アンチ・エイジング医学 Vol.17 No.5, 21-25, 2021

骨格筋は,身体活動を支えるとともに,血液中の糖や脂質の多くを消費する代謝臓器として重要な働きがある。また近年,生理活性を有するタンパク質や低分子ペプチドなど,マイオカインを産生する分泌臓器としても認識されるようになった。分泌されたマイオカインは,自己分泌,傍分泌,さらに内分泌経路により,さまざまな臓器に働きかけ,機能を調節することが明らかになり,多くの生命科学領域において注目されている(図1)1)。
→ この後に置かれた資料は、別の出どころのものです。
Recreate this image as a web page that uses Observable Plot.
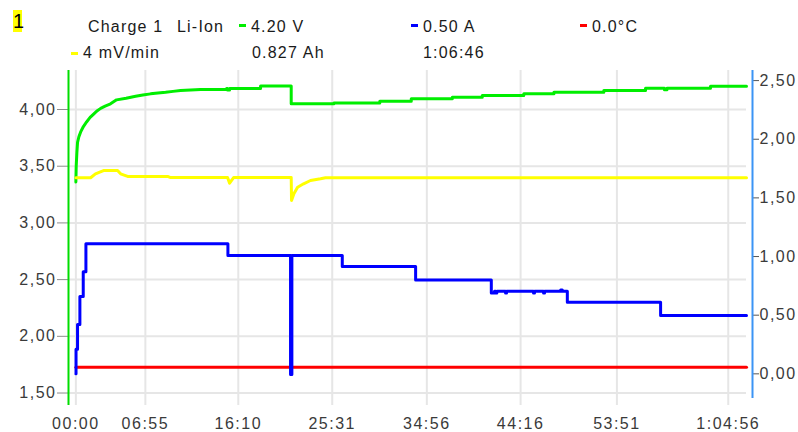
<!DOCTYPE html>
<html>
<head>
<meta charset="utf-8">
<script src="https://cdn.jsdelivr.net/npm/d3@7"></script>
<script src="https://cdn.jsdelivr.net/npm/@observablehq/plot@0.6"></script>
<style>
  body { margin: 0; background: #fff; }
  #wrap { position: relative; width: 798px; height: 432px; overflow: hidden; font-family: "Liberation Sans", Arial, sans-serif; }
  #wrap svg { position: absolute; left: 0; top: 0; }
  .h { position: absolute; font-size: 16px; line-height: 16px; letter-spacing: 1.2px; color: #1a1a1a; white-space: pre; }
  .sw { position: absolute; width: 7px; height: 3px; }
  #badge { position: absolute; left: 13px; top: 10px; width: 9px; height: 22px; background: #ffff00; color: #000; font-size: 20px; line-height: 22px; text-align: center; font-weight: normal; }
</style>
</head>
<body>
<div id="wrap"></div>
<script>
// ---- data ----
const timeTicks = [0, 415, 970, 1531, 2096, 2656, 3231, 3896];
const timeLabels = ["00:00", "06:55", "16:10", "25:31", "34:56", "44:16", "53:51", "1:04:56"];
const voltTicks = [1.5, 2.0, 2.5, 3.0, 3.5, 4.0];
const voltLabels = ["1,50", "2,00", "2,50", "3,00", "3,50", "4,00"];
const ampTicks = [0, 0.5, 1.0, 1.5, 2.0, 2.5];
const ampLabels = ["0,00", "0,50", "1,00", "1,50", "2,00", "2,50"];

const voltDomain = [1.39, 4.344];
const ampDomain = [-0.270, 2.586];
const tempDomain = [-5.7, 44.3];
const timeDomain = [-44, 4005];

// voltage (V), green — initial rise (smooth)
const riseTime = [0, 2, 6, 10, 18, 28, 45, 64, 85, 106, 128, 148, 175, 207, 243, 300, 357, 400, 446, 490, 536, 580, 625, 745];
const riseValues = [3.36, 3.50, 3.62, 3.71, 3.76, 3.80, 3.85, 3.89, 3.93, 3.96, 3.99, 4.01, 4.03, 4.05, 4.085, 4.10, 4.117, 4.128, 4.138, 4.146, 4.152, 4.16, 4.167, 4.176];
// voltage (V), green — stepped part
const voltTime = [745, 900, 906, 918, 1103, 1286, 1541, 1815, 2003, 2248, 2427, 2675, 2855, 3153, 3402, 3515, 3530, 3790, 4005];
const voltValues = [4.176, 4.185, 4.172, 4.185, 4.208, 4.05, 4.058, 4.072, 4.094, 4.108, 4.123, 4.138, 4.152, 4.167, 4.187, 4.175, 4.187, 4.205, 4.205];

// slope trace (yellow), read on left axis
const slopeTime = [0, 88, 117, 165, 249, 267, 309, 548, 566, 906, 918, 942, 1286, 1288, 1302, 1324, 1360, 1401, 1461, 1491, 4005];
const slopeValues = [3.398, 3.398, 3.433, 3.462, 3.462, 3.433, 3.41, 3.41, 3.40, 3.40, 3.35, 3.40, 3.40, 3.198, 3.257, 3.315, 3.345, 3.374, 3.389, 3.398, 3.398];

// current (A), blue, right axis
const currentTime = [0, 1, 10, 24, 44, 60, 908, 1282, 1290, 1591, 2029, 2481, 2500, 2507, 2514, 2566, 2572, 2733, 2739, 2793, 2799, 2895, 2905, 2935, 3492, 4005];
const currentAmps = [0.0, 0.21, 0.42, 0.66, 0.87, 1.108, 1.008, -0.005, 1.008, 0.915, 0.80, 0.69, 0.704, 0.69, 0.704, 0.69, 0.704, 0.69, 0.704, 0.69, 0.704, 0.715, 0.704, 0.61, 0.497, 0.497];

// temperature (°C), red
const tempTime = [0, 4005];
const tempValues = [0.0, 0.0];

// ---- scales mapping secondary series onto the primary y ----
const ampToY = d3.scaleLinear().domain(ampDomain).range(voltDomain);
const tempToY = d3.scaleLinear().domain(tempDomain).range(voltDomain);

const GRID = "#e6e6e6";
const font = '"Liberation Sans", Arial, sans-serif';

const chart = Plot.plot({
  width: 798,
  height: 432,
  marginLeft: 68,
  marginRight: 52,
  marginTop: 70,
  marginBottom: 27,
  style: { fontFamily: font, fontSize: "16px", letterSpacing: "1.5px", color: "#3a3a3a", background: "#fff" },
  x: { domain: timeDomain, axis: null },
  y: { domain: voltDomain, axis: null },
  marks: [
    Plot.gridX(timeTicks, { stroke: GRID, strokeOpacity: 1, strokeWidth: 2 }),
    Plot.gridY(voltTicks, { stroke: GRID, strokeOpacity: 1, strokeWidth: 2 }),
    Plot.axisY(voltTicks, {
      anchor: "left", tickSize: 11, tickPadding: 1, stroke: "#8c8c8c", fill: "#3a3a3a",
      tickFormat: d => voltLabels[voltTicks.indexOf(d)]
    }),
    Plot.axisY(ampTicks.map(a => ampToY(a)), {
      anchor: "right", tickSize: 6, tickPadding: 1, dx: 6, stroke: "#555", fill: "#3a3a3a",
      tickFormat: d => ampLabels[ampTicks.indexOf(Math.round(ampToY.invert(d) * 100) / 100 + 0)]
    }),
    Plot.axisX(timeTicks, {
      anchor: "bottom", tickSize: 0, tickPadding: 12, fill: "#3a3a3a",
      tickFormat: d => timeLabels[timeTicks.indexOf(d)]
    }),
    Plot.ruleX([timeDomain[0]], { stroke: "#00dd00", strokeWidth: 2 }),
    Plot.ruleX([timeDomain[1]], { y1: ampToY(ampDomain[0] + 0.06), y2: voltDomain[1], stroke: "#3b94f5", strokeWidth: 2, dx: 6 }),
    Plot.line(tempValues, { x: (d, i) => tempTime[i], y: d => tempToY(d), stroke: "#ff0000", strokeWidth: 3 }),
    Plot.line(riseValues, { x: (d, i) => riseTime[i], y: d => d, stroke: "#00ee00", strokeWidth: 3 }),
    Plot.line(voltValues, { x: (d, i) => voltTime[i], y: d => d, curve: "step-after", stroke: "#00ee00", strokeWidth: 3 }),
    Plot.line(slopeValues, { x: (d, i) => slopeTime[i], y: d => d, stroke: "#ffff00", strokeWidth: 3 }),
    Plot.line(currentAmps, { x: (d, i) => currentTime[i], y: d => ampToY(d), curve: "step-after", stroke: "#0000ff", strokeWidth: 3 })
  ]
});

const wrap = document.getElementById("wrap");
wrap.appendChild(chart);

// ---- header (legend/readout) ----
const header = [
  { text: "Charge 1", x: 88, row: 0 },
  { text: "Li-Ion", x: 177, row: 0 },
  { text: "4.20 V", x: 251, row: 0, swatch: "#00ee00" },
  { text: "0.50 A", x: 423, row: 0, swatch: "#0000ff" },
  { text: "0.0°C", x: 592, row: 0, swatch: "#ff0000" },
  { text: "4 mV/min", x: 83, row: 1, swatch: "#ffff00" },
  { text: "0.827 Ah", x: 252, row: 1 },
  { text: "1:06:46", x: 423, row: 1 }
];
const rowTop = [19, 45];
const swatchTop = [24, 52];
const badge = document.createElement("div");
badge.id = "badge";
badge.textContent = "1";
wrap.appendChild(badge);
header.forEach(h => {
  const s = document.createElement("div");
  s.className = "h";
  s.textContent = h.text;
  s.style.left = h.x + "px";
  s.style.top = rowTop[h.row] + "px";
  wrap.appendChild(s);
  if (h.swatch) {
    const w = document.createElement("div");
    w.className = "sw";
    w.style.background = h.swatch;
    w.style.left = (h.x - 12) + "px";
    w.style.top = swatchTop[h.row] + "px";
    wrap.appendChild(w);
  }
});
</script>
</body>
</html>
マイオカインの多くは,筋収縮によって分泌が促進されることから,運動によって得られる急性の生理応答,ならびに習慣的運動による適応に深く関与する。また,疾患リスクや加齢に伴う運動器の減弱にも影響を及ぼすこともわかり,臓器連関のメカニズムから創薬開発まで幅広い視点で研究が進められている。本稿では,特に運動器,代謝機能,炎症・発がんに焦点をあて,マイオカインのアンチエイジング効果について紹介する。
「KEY WORDS」骨格筋,マイオカイン,運動,加齢,臓器連関

※記事の内容は雑誌掲載時のものです。